Cette stratégie militaro-commerciale a débouché
sur l’organisation de plusieurs milices sunnites, toutes assez
bien armées, dans l’ouest du pays. Ces milices ont
reçu le label «groupe de citoyens conscients» et
opèrent dans le fameux «triangle sunnite»2.
La «Brigade Bagdad» est un groupe emblématique de ce
type, formée de 4000 hommes qui opèrent dans le
tristement célèbre village d’Abu Ghraib3.

Chacun de ces «citoyens conscients» reçoit une solde
de 300 dollars par mois, tandis que les cheikhs auxquels ils sont
inféodés reçoivent plus de 100 000 dollars
pour rendre possible l’action militaire de leurs sujets en les
organisant dans ces brigades. Les tâches de tels corps
armés vont de la surveillance des quartiers au
désamorçage des explosifs posés par la
résistance.

Selon le Pentagone, les milices sunnites comptent 70 000 hommes
(soit 50% des effectifs de l’armée régulière
irakienne, également armée et soutenue par les
Etats-Unis). Tous ne sont pas enregistrés par
l’armée d’occupation, mais même s’ils
l’étaient, leur rétribution ne
représenterait que 21 millions de dollars par mois: une
bagatelle, si l’on considère que cette guerre coûte
8250 millions de dollars par mois aux Etats-Unis…

Bien que le nombre d’attaques contre les forces
d’occupation ait diminué, les risques d’une guerre
civile à grande échelle ont augmenté. A Bagdad, la
question se pose de manière différente: combien de temps
s’écoulera-t-il avant que les milices sunnites tournent
leurs armes contre leurs voisins chiites et que se produise un autre
épisode (très violent) d’épuration
«ethnique»? Nul ne s’avise à répondre,
parce que le nombre de miliciens – et par conséquent de
vengeances et de dettes de sang à régler – a
augmenté de manière alarmante durant ces derniers mois.

Aucun succès stratégique en vue

Dans La richesse des nations, Adam Smith rappelle l’aphorisme de
Cicéron: «l’argent sans restriction c’est le
nerf de la guerre». Mais bien que le Pentagone puisse gagner du
temps en payant les tribus sunnites, les marchés financiers
internationaux ne paraissent pas convaincus que l’achat de
milices puisse «stabiliser l’Etat irakien naissant».
L’indicateur clé de ce septicisme, ce sont les obligations
émises par le gouvernement fantoche de Bagdad. Elles l’ont
été en dollars états-uniens pour une valeur de
2660 millions de dollars et arrivent à échéance en
2028. Ces titres font l’objet de transactions sur les
marchés internationaux et l’évolution de leurs
cotations, selon la base de données financières de
Blomberg, permet d’évaluer leur comportement.

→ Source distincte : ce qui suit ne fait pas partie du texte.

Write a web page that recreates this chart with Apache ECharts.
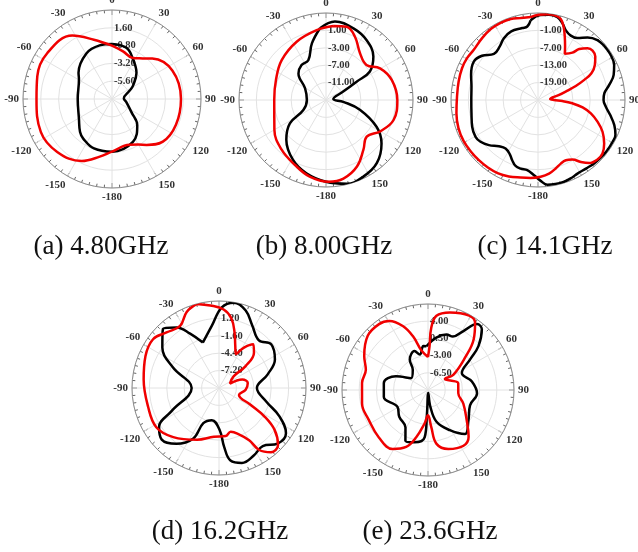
<!DOCTYPE html>
<html>
<head>
<meta charset="utf-8">
<script src="https://cdn.jsdelivr.net/npm/echarts@6/dist/echarts.min.js"></script>
<style>
  html, body { margin: 0; padding: 0; background: #fff; }
  #chart { width: 638px; height: 552px; }
</style>
</head>
<body>
<div id="chart"></div>
<script>
// Angle tick labels, clockwise from the top every 30 degrees
const angleLabels = ['0', '30', '60', '90', '120', '150', '-180', '-150', '-120', '-90', '-60', '-30'];

// Panel captions
const captions = ['(a) 4.80GHz', '(b) 8.00GHz', '(c) 14.1GHz', '(d) 16.2GHz', '(e) 23.6GHz'];

// Radial scale of each panel: gain at the centre and step between rings (dB)
const radialMin = [-8, -15, -25, -10, -10];
const radialStep = [2.4, 4, 6, 2.8, 3.5];

// Ring labels shown along the 0-degree spoke, inner to outer
const ringLabelsA = ['-5.60', '-3.20', '-0.80', '1.60'];
const ringLabelsB = ['-11.00', '-7.00', '-3.00', '1.00'];
const ringLabelsC = ['-19.00', '-13.00', '-7.00', '-1.00'];
const ringLabelsD = ['-7.20', '-4.40', '-1.60', '1.20'];
const ringLabelsE = ['-6.50', '-3.00', '0.50', '4.00'];

// (a) 4.80 GHz : pattern traces as [angle deg, gain dB]
const aRedDeg = [0, 13, 27, 37, 45, 65, 90, 112, 130, 143, 150, 159, 180, 192, 206, 226, 245, 270, 287, 305, 328, 343, 360];
const aRedDb  = [-0.8, -1.4, -1.8, -1.15, -0.3, 1.0, 1.3, 1.3, 0.95, -0.25, -0.9, -1.4, -0.9, -0.05, 1.3, 2.27, 2.58, 2.18, 2.53, 2.7, 2.09, 0.36, -0.8];
const aBlackDeg = [0, 16, 28, 43, 58, 65, 87, 103, 124, 136, 154, 180, 200, 216, 224, 239, 270, 301, 308, 331, 347, 360];
const aBlackDb  = [-0.58, -0.84, -1.95, -3.16, -4.67, -5.4, -6.4, -6.0, -4.84, -3.1, -1.56, -0.89, -0.9, -1.4, -1.8, -2.8, -3.38, -2.8, -2.27, -0.93, -0.58, -0.58];

// (b) 8.00 GHz
const bRedDeg = [5.7, 15.7, 24.6, 36, 49, 59.6, 73, 90, 106.5, 120, 132, 143, 155, 167.5, 178, 192, 205.5, 222, 240, 270, 292, 312, 333.3, 352.4, 365.7];
const bRedDb  = [2.1, 2.5, 1.0, -1.7, -2.7, -0.6, 0.8, 1.4, 1.2, -0.6, -2.4, -0.7, 1.86, 3.5, 3.8, 3.0, 1.55, 0.3, -1.3, -3.1, -2.6, -1.3, 0.0, 1.2, 2.1];
const bBlackDeg = [355.2, 6.5, 21, 34, 47.5, 57, 59, 64, 82, 96, 106, 118, 128, 141, 154, 166, 180, 195, 209, 225, 237, 246, 270, 299, 314, 325, 336, 346, 355.2];
const bBlackDb  = [1.55, 3.16, 2.62, 1.63, -0.23, -2.97, -6.8, -10.6, -13.3, -11, -6.9, -1.8, 1.2, 3.6, 4.6, 4.85, 3.8, 2.45, 0.7, -2.1, -5.1, -9.3, -10.6, -9.5, -6.2, -5.2, -5.0, -1.6, 1.55];

// (c) 14.1 GHz
const cRedDeg = [354.9, 0.7, 6.1, 11.7, 15.7, 19.1, 22.8, 26.8, 30.1, 36, 39, 43.7, 47.8, 52.8, 58.3, 63.4, 66.5, 69.6, 72.3, 76.6, 85.2, 90, 92.4, 95.5, 99.4, 104.2, 110.1, 116.2, 123.3, 129.7, 135, 140.9, 145.3, 150, 155.2, 160.3, 165.5, 171.5, 178, 185.4, 192.6, 200.9, 209, 216.6, 224.5, 232.3, 241.2, 250.5, 260.7, 272.4, 283.1, 292.7, 300.5, 308, 317.9, 326.6, 334.5, 341.4, 348, 354.9];
const cRedDb  = [3.7, 4.4, 4.7, 4.7, 4.0, 1.9, -1.2, -4.3, -6.6, -4.8, -2.4, -0.3, 0.4, -0.2, -1.95, -4.4, -7.6, -11.1, -14.3, -17.5, -20.8, -19.5, -16.6, -13.1, -9.4, -6.2, -3.1, -0.2, 2.3, 3.9, 4.0, 3.0, 1.0, -1.3, -2.1, -1.7, -0.6, 0.7, 1.5, 2.0, 2.4, 3.2, 3.8, 4.0, 4.1, 4.2, 4.3, 4.1, 3.5, 2.95, 3.1, 3.4, 3.4, 3.1, 3.75, 4.4, 4.6, 4.5, 3.9, 3.7];
const cBlackDeg = [354.7, 1.8, 7.3, 13.2, 17.6, 21.8, 27, 32.5, 38.4, 44.7, 50.9, 57.5, 65.3, 71.6, 78, 84.2, 90, 95.6, 101.8, 108.2, 114.3, 119.4, 126.3, 131.9, 138.5, 145.1, 151.8, 157.4, 162.7, 168.4, 173.7, 178.1, 183, 188.7, 194.2, 198.8, 203.2, 207.4, 213.8, 220.3, 227.4, 234, 239.5, 247.9, 258.6, 270, 281.4, 290.6, 300.9, 308.3, 316.3, 324.5, 331.1, 338.7, 347.7, 351.7, 354.7];
const cBlackDb  = [2.6, 4.3, 4.6, 4.3, 2.8, 0.85, -0.1, 0.3, 2.5, 4.1, 4.5, 4.5, 3.9, 2.5, 0.1, -2.0, -2.4, -1.5, 0.45, 2.7, 4.3, 4.5, 4.5, 4.4, 4.2, 3.85, 3.8, 4.3, 4.6, 4.6, 4.4, 2.9, 1.0, -0.5, -0.6, -1.0, -2.4, -3.9, -4.9, -4.1, -2.0, -0.5, 0.0, -0.5, -1.6, -2.0, -1.6, -0.35, 0.8, -0.4, -3.0, -2.3, -0.65, 0.4, 0.4, 0.6, 2.6];

// (d) 16.2 GHz
const dRedDeg = [345.2, 354, 3.4, 10, 15.6, 21, 26.6, 31.7, 38, 44.7, 50.5, 51.5, 68, 70, 80, 93.6, 109, 118, 122, 127, 134, 141, 147, 150, 158, 165, 172, 186, 203, 223, 238, 255.4, 276.4, 293.5, 306.5, 316.6, 328, 337, 345.2];
const dRedDb  = [4.0, 3.35, 2.65, 1.4, -0.7, -2.7, -3.9, -2.35, -1.05, -2.0, -4.45, -7.0, -8.1, -6.0, -5.3, -5.7, -6.6, -4.2, -1.4, 1.2, 3.2, 3.3, 1.9, -0.3, -2.1, -2.7, -2.2, -2.1, -0.95, 0.8, 1.9, 1.8, 2.2, 2.9, 3.2, 2.3, 1.8, 3.3, 4.0];
const dBlackDeg = [340.4, 353.5, 2, 10, 19, 28, 40, 50, 63, 74.5, 90, 106, 115, 124, 133.5, 143, 152.5, 163, 171, 175, 179, 192.5, 204, 207, 217.4, 228, 237, 244, 270, 294, 305.5, 316.5, 325, 332, 340.4];
const dBlackDb  = [-2.24, 0.1, 3.0, 3.95, 3.2, 1.4, 0.0, 0.96, 0.1, -1.9, -3.9, -2.1, 0.7, 3.0, 3.0, 1.7, 2.2, 2.6, 1.8, -0.5, -3.2, -4.7, -3.8, -0.9, 1.3, 2.4, 1.5, -1.5, -5.6, -1.9, 1.2, 3.1, 1.9, -0.1, -2.24];

// (e) 23.6 GHz
const eRedDeg = [0, 350.4, 344.3, 338.5, 330.7, 323.4, 312, 298, 288, 276, 258.4, 243, 226, 211, 201, 194, 186, 180, 175, 171, 161, 147.5, 139, 128, 111, 96, 77.5, 57, 59, 49, 42, 35, 29, 15.8, 6.5, 3, 2, 0];
const eRedDb  = [-3.3, -1.8, 1.4, 4.0, 6.1, 6.7, 6.5, 4.7, 3.3, 3.5, 3.7, 3.5, 3.9, 4.0, 2.4, -0.1, -3.1, -4.85, -2.45, 1.1, 2.7, 3.45, 2.6, 0.0, -2.3, -3.8, -3.7, -5.9, -4.0, -0.05, 3.9, 6.7, 7.3, 6.4, 5.2, 2.7, -1.1, -3.3];
const eBlackDeg = [358, 9, 18.4, 25, 31, 36.6, 41.6, 49, 54, 63.4, 79, 94, 110, 127, 140, 151.5, 165, 172, 175, 182.5, 184, 194.5, 204, 211, 227, 241, 261, 279, 293, 305, 323, 329, 341, 347, 354, 358];
const eBlackDb  = [-1.1, 0.8, 1.9, 2.0, 4.0, 6.7, 6.5, 3.6, 0.6, -2.3, -0.9, 0.0, -0.9, 0.3, 1.7, -0.7, -3.3, -6.6, -9.4, -5.2, -0.4, 1.0, 1.3, -1.1, -2.0, -2.9, -0.9, -0.9, -2.9, -5.8, -4.85, -2.8, -1.6, -2.6, -1.0, -1.1];

const panels = [
  { center: [112, 99],  radius: 89, rings: ringLabelsA, red: [aRedDeg, aRedDb], black: [aBlackDeg, aBlackDb], caption: [96, 228] },
  { center: [326, 100], radius: 87, rings: ringLabelsB, red: [bRedDeg, bRedDb], black: [bBlackDeg, bBlackDb], caption: [319, 228] },
  { center: [538, 100], radius: 87, rings: ringLabelsC, red: [cRedDeg, cRedDb], black: [cBlackDeg, cBlackDb], caption: [540, 228] },
  { center: [219, 388], radius: 87, rings: ringLabelsD, red: [dRedDeg, dRedDb], black: [dBlackDeg, dBlackDb], caption: [215, 513] },
  { center: [428, 390], radius: 86, rings: ringLabelsE, red: [eRedDeg, eRedDb], black: [eBlackDeg, eBlackDb], caption: [425, 513] }
];

const FONT = 'Liberation Serif, Times New Roman, serif';
const GRID = '#e2e2e2';

const polar = [], angleAxis = [], radiusAxis = [], series = [], title = [];

// Pair angles with gains; the radial axis counts dB above the centre value
function trace(degs, dbs, min) {
  return degs.map((a, i) => [dbs[i] - min, ((a % 360) + 360) % 360]);
}

panels.forEach((p, i) => {
  const min = radialMin[i];
  const step = radialStep[i];
  const span = step * 5;

  polar.push({ center: p.center, radius: p.radius });

  angleAxis.push({
    polarIndex: i,
    type: 'value',
    min: 0,
    max: 360,
    interval: 30,
    startAngle: 90,
    clockwise: true,
    axisLine: { lineStyle: { color: '#8c8c8c', width: 1 } },
    axisTick: { show: true, inside: true, length: 5, lineStyle: { color: '#555', width: 1 } },
    minorTick: { show: true, splitNumber: 6, length: 3, lineStyle: { color: '#666', width: 1 } },
    splitLine: { show: true, lineStyle: { color: GRID, width: 1 } },
    axisLabel: {
      margin: 4,
      fontFamily: FONT,
      fontWeight: 'bold',
      fontSize: 11,
      color: '#333',
      formatter: v => {
        const k = Math.round(v / 30);
        return k >= 12 ? '' : angleLabels[k];
      }
    }
  });

  radiusAxis.push({
    polarIndex: i,
    type: 'value',
    min: 0,
    max: span,
    interval: step,
    axisLine: { show: false },
    axisTick: { show: false },
    splitLine: { show: true, lineStyle: { color: GRID, width: 1 } },
    axisLabel: {
      margin: -2,
      align: 'left',
      verticalAlign: 'middle',
      padding: [0, 0, 5, 0],
      fontFamily: FONT,
      fontWeight: 'bold',
      fontSize: 10.5,
      color: '#333',
      formatter: v => {
        const k = Math.round(v / step);
        return (k >= 1 && k <= 4) ? p.rings[k - 1] : '';
      }
    }
  });

  series.push({
    type: 'line',
    coordinateSystem: 'polar',
    polarIndex: i,
    data: trace(p.black[0], p.black[1], min),
    symbol: 'none',
    smooth: 0.4,
    lineStyle: { color: '#000', width: 2.5 },
    z: 3,
    animation: false
  });
  series.push({
    type: 'line',
    coordinateSystem: 'polar',
    polarIndex: i,
    data: trace(p.red[0], p.red[1], min),
    symbol: 'none',
    smooth: 0.4,
    lineStyle: { color: '#f00000', width: 2.5 },
    z: 4,
    animation: false
  });

  title.push({
    text: captions[i],
    left: p.caption[0],
    top: p.caption[1],
    textAlign: 'center',
    textStyle: { fontFamily: FONT, fontWeight: 'normal', fontSize: 27, color: '#111' }
  });
});

const chart = echarts.init(document.getElementById('chart'), null, { renderer: 'canvas' });
chart.setOption({
  backgroundColor: '#fff',
  animation: false,
  title,
  polar,
  angleAxis,
  radiusAxis,
  series
});
</script>
</body>
</html>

Sur les marchés secondaires, la valeur des obligations
irakiennes dépend de la probabilité d’un moratoire
et de la valeur future de leur courbe de rendements. Leur prix relatif
s’est effondré sur tous les marchés, tandis que la
probabilité perçue d’une cessation de paiements
augmentait de 40% depuis le milieu de l’année
passée. Ce fait est synonyme de banqueroute pour l’Etat
fantoche de Bagdad. Les marchés financiers ont saisi quelque
chose.

Lincoln4 l’avait dit: «La meilleure
manière de détruire ses ennemis est de les transformer en
amis». Une bonne réflexion. Mais Lincoln n’a pas dit
qu’il fallait les transformer en mercenaires.

Alejandro Nadal*


* Paru dans La Jornada du 16 janvier 2008. Traduction Hans-Peter Renk.

  1. De la création de l’Etat irakien par la
    Grande-Bretagne, dans les années 1920, jusqu’à la
    chute de Saddam, le pouvoir est resté pour l’essentiel aux
    mains des sunnites (l’un des deux grands courants de
    l’Islam), bien que la majorité de la population soit de
    confession chiite.
  2. Région du centre de l’Irak, entre le Kurdistan (au nord) et les régions majoritairement chiites (au sud).
  3. Connu pour sa prison, où les mauvais traitements
    ont été rendus publics grâce à des photos
    prises par les tortionnaires eux-mêmes.
  4. Abraham Lincoln, président des Etats-Unis durant la
    guerre de Sécession (1861-1865) contre le Sud esclavagiste. Il
    fut assassiné quelques jours après la chute de la
    Confédération sudiste par l’acteur John Wilkes
    Booth (sympathisant sécessionniste).